8.2.1. The exemption with progression method
The exemption with progression method is usually used for income tax, corporation tax and wealth tax. In principle relief is provided for positive and negative items of income from foreign sources, on a per country basis. The exemption method involves a reduction of the Dutch tax on total income. The reduction is calculated as follows:
foreign income x total Dutch tax due on total taxable income
(foreign income divided by total income; multiply result by the total Dutch tax due on total taxable income)

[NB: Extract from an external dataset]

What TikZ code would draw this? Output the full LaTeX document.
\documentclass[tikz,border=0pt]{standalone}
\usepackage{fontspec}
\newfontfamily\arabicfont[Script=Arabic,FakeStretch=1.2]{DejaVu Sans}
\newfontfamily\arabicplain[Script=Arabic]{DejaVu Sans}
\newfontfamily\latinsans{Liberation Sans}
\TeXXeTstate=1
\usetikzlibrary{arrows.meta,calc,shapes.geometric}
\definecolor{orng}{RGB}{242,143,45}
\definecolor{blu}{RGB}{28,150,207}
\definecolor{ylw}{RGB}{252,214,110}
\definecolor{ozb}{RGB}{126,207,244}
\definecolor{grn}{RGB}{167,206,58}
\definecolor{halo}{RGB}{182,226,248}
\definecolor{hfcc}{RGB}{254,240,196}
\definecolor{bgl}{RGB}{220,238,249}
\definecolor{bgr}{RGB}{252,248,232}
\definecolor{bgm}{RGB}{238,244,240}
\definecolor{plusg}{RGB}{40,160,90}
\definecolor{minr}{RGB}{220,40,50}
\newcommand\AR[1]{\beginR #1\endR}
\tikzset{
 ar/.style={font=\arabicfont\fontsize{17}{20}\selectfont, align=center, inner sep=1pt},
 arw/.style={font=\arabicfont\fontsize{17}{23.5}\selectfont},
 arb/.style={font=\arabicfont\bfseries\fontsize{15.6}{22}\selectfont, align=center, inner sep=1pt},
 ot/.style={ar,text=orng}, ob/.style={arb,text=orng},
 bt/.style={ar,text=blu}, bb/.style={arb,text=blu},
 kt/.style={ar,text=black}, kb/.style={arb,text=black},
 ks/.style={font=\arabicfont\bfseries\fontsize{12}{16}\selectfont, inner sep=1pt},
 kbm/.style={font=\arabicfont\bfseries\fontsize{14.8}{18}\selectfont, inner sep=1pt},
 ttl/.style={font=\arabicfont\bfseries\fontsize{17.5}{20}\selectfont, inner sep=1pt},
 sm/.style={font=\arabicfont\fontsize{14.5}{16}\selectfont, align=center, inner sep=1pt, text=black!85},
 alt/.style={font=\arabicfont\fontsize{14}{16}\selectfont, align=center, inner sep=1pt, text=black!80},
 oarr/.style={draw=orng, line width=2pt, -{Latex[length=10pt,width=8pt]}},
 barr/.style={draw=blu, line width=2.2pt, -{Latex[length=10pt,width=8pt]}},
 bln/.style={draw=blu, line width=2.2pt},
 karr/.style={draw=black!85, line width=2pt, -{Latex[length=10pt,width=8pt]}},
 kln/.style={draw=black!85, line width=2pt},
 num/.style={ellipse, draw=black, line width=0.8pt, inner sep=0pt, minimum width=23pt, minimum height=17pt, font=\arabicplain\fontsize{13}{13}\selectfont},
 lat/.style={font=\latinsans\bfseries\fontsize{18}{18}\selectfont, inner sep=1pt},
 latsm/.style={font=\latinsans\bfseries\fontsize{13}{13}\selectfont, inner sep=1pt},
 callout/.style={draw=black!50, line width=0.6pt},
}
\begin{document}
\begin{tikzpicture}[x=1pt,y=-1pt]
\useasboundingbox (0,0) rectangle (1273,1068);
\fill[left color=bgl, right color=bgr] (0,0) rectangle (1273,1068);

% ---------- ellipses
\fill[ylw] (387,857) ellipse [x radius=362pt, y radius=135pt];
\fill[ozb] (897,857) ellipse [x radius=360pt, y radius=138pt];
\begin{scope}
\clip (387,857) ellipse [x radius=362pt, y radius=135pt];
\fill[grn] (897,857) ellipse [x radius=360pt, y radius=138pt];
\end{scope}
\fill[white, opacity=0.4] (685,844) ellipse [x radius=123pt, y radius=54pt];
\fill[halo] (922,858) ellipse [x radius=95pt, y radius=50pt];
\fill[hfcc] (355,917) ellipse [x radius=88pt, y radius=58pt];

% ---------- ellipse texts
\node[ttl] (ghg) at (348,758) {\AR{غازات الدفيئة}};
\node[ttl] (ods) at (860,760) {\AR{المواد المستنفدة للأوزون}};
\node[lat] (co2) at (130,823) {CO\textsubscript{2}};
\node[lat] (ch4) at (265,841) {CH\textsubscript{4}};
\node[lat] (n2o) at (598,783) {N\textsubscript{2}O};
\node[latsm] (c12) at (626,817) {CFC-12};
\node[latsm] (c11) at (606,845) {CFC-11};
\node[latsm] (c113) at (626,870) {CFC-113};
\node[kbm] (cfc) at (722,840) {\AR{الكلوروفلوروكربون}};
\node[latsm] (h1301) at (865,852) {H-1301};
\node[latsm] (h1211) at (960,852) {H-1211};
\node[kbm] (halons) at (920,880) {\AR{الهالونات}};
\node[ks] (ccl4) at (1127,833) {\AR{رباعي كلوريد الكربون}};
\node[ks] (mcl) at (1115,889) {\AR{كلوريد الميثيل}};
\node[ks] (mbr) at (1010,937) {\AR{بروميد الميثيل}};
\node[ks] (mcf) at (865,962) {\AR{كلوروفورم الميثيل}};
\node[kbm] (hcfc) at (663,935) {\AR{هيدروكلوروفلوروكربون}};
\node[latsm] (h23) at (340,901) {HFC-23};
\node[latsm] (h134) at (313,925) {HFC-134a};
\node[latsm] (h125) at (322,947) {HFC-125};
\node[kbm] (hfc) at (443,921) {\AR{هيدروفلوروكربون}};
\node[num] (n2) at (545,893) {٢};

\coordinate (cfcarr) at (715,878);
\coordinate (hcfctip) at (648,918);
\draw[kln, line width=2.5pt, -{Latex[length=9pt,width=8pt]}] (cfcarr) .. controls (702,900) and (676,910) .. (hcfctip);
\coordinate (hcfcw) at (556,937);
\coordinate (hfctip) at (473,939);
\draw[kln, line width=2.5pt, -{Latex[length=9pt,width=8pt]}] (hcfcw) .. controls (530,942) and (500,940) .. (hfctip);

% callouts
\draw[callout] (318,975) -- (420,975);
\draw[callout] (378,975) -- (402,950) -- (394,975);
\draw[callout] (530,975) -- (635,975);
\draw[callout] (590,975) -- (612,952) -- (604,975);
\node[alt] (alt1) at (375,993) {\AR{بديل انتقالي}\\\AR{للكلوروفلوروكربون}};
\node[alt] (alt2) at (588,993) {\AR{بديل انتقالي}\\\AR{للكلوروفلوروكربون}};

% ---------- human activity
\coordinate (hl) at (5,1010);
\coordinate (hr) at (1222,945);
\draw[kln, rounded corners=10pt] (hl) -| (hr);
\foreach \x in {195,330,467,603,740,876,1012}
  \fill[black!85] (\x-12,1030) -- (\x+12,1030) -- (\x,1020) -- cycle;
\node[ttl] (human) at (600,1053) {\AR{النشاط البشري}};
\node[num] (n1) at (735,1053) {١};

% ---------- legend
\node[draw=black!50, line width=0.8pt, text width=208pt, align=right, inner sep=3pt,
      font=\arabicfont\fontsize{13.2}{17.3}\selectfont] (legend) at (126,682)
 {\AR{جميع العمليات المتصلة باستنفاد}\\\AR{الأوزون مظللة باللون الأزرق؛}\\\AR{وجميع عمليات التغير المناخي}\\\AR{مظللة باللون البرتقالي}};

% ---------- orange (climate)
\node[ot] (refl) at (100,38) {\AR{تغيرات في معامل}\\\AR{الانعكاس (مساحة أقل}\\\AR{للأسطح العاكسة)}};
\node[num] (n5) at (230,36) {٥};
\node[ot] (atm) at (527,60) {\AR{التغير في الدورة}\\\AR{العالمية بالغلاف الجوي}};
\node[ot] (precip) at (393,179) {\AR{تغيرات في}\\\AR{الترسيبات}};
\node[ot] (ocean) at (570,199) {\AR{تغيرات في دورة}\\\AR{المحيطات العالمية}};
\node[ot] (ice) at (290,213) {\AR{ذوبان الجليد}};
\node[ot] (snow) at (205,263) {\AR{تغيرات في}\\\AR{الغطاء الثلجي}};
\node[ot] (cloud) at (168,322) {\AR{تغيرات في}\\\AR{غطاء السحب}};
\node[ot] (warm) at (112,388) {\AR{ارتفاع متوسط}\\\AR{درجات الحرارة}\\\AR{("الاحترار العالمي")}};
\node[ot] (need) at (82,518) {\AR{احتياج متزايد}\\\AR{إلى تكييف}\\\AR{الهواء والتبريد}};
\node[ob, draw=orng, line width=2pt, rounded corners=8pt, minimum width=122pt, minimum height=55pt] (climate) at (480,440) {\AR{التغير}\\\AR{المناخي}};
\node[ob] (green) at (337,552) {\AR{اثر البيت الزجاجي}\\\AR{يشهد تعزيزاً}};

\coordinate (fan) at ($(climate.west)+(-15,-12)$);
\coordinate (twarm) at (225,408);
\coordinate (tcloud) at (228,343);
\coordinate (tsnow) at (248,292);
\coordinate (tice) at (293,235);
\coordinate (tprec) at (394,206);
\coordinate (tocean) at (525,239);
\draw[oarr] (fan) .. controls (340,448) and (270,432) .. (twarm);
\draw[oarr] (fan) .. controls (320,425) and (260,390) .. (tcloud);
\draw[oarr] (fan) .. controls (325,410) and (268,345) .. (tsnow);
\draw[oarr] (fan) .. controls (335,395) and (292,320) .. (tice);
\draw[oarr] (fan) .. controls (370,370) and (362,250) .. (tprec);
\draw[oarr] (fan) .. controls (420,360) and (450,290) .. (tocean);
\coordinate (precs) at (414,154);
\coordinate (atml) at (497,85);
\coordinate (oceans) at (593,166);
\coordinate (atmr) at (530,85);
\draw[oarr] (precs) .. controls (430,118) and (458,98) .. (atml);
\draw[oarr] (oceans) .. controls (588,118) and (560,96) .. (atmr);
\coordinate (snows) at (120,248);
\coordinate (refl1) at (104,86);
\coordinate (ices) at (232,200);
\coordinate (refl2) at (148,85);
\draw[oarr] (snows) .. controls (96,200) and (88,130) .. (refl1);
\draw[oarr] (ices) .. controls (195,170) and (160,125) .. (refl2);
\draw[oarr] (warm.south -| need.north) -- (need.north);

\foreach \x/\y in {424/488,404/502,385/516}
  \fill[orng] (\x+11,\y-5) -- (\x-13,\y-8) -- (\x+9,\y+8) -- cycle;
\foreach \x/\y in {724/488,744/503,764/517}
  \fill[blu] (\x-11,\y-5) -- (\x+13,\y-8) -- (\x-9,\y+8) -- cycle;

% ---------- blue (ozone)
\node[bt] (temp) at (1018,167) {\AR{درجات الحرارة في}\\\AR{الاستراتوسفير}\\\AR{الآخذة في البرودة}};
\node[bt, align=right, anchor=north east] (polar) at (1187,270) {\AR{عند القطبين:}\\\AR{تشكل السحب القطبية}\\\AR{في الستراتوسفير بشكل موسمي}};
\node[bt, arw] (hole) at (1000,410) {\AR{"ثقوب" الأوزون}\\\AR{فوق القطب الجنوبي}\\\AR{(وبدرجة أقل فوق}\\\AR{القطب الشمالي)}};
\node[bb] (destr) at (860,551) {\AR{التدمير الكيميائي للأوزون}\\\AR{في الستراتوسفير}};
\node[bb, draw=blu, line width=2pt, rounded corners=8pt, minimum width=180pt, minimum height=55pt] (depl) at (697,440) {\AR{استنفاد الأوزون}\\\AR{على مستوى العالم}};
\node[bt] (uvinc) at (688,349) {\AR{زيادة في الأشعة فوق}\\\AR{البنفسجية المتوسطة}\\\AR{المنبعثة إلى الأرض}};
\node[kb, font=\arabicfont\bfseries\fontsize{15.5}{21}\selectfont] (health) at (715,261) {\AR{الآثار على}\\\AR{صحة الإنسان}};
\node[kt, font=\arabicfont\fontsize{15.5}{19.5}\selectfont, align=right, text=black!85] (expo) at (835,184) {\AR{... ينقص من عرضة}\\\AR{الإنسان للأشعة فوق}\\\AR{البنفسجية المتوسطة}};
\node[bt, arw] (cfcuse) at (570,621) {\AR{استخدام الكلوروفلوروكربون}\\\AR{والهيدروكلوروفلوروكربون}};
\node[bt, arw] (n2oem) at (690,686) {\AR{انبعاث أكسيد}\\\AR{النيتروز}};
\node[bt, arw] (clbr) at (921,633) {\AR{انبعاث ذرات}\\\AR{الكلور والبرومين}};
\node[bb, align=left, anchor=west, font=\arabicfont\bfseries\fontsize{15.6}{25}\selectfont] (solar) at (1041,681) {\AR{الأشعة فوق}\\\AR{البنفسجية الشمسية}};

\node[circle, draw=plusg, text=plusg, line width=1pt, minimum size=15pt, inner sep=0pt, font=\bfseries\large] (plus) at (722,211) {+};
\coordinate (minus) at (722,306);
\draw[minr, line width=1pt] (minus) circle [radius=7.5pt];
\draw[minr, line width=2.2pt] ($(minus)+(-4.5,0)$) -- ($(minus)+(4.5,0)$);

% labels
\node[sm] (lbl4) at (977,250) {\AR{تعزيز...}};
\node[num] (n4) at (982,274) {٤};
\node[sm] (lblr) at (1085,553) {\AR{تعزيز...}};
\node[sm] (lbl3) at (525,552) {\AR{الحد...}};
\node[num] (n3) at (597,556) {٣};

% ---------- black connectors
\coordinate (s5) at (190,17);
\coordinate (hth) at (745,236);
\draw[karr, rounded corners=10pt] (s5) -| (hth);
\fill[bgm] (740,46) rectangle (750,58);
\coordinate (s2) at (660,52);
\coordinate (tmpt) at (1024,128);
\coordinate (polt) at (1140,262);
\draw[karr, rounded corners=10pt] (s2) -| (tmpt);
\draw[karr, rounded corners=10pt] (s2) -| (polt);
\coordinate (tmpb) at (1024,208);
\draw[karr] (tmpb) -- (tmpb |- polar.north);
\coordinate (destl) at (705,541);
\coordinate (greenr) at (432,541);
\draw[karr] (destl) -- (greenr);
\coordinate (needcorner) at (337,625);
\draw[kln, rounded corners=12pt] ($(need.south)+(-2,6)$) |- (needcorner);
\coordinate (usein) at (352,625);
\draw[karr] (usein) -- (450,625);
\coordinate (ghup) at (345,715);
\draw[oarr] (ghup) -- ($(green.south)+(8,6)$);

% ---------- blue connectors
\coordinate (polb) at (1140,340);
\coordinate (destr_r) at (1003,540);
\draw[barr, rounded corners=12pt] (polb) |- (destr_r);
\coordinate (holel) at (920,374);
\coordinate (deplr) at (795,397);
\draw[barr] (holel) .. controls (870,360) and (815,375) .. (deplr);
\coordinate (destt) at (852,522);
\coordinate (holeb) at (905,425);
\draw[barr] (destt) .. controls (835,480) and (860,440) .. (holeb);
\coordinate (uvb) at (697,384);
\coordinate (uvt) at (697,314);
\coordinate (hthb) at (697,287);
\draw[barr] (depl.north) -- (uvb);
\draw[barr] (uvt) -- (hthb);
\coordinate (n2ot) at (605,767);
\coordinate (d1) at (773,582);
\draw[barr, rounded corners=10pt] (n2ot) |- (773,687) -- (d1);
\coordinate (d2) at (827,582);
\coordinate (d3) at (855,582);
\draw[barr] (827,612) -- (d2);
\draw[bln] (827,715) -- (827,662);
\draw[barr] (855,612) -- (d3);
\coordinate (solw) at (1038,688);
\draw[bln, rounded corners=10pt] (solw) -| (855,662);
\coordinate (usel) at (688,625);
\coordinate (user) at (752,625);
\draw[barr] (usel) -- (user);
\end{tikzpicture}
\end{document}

If the income from foreign sources exceeds the total income then no full relief for foreign taxes is provided in the year concerned. In such cases relief is provided in the subsequent years.
Foreign losses reduce the Dutch tax base in the year in which they arise as they are offset against the domestic income. However any losses from abroad which are incurred in the preceding years are deducted from the foreign income before relief is granted.
8.2.2. The credit method
The credit against tax method, or credit method, is usually used for foreign withholding taxes on investment income such as dividends, interest and royalties, on a per country basis (a ministerial order concerning the possibility of choosing between the credit method on a per country basis and the credit method on an overall basis is in preparation). The tax reduction amounts to the lower of the foreign withholding tax or the Dutch tax attributable to the foreign dividends, interest and royalties.
Since the foreign withholding taxes for which credit is allowed are usually levied on a gross basis, whilst Dutch income tax is levied on a net basis, it is quite possible that the Dutch tax attributable to the relevant items of income is not sufficient to provide full credit for the tax levied by the source country. In such cases the excess foreign taxes may be carried forward to subsequent years.
Since January 1, 1999 in a few conventions for the avoidance of double taxation the credit method is also applicable for income from passive investments derived through a permanent establishment (see 8.4.2).
8.2.3. Deduction as costs
In situations in which no exemption or credit is allowed then any foreign taxes paid may be deducted as costs related to the relevant income. In situations in which a tax credit would normally be used then the taxpayer may opt for non-recognition of the tax credit. This option is applicable to the year in which the income is received and to the total amount of all dividends, royalties and interest received in that year. The option will thus result in a deduction of foreign taxes as costs.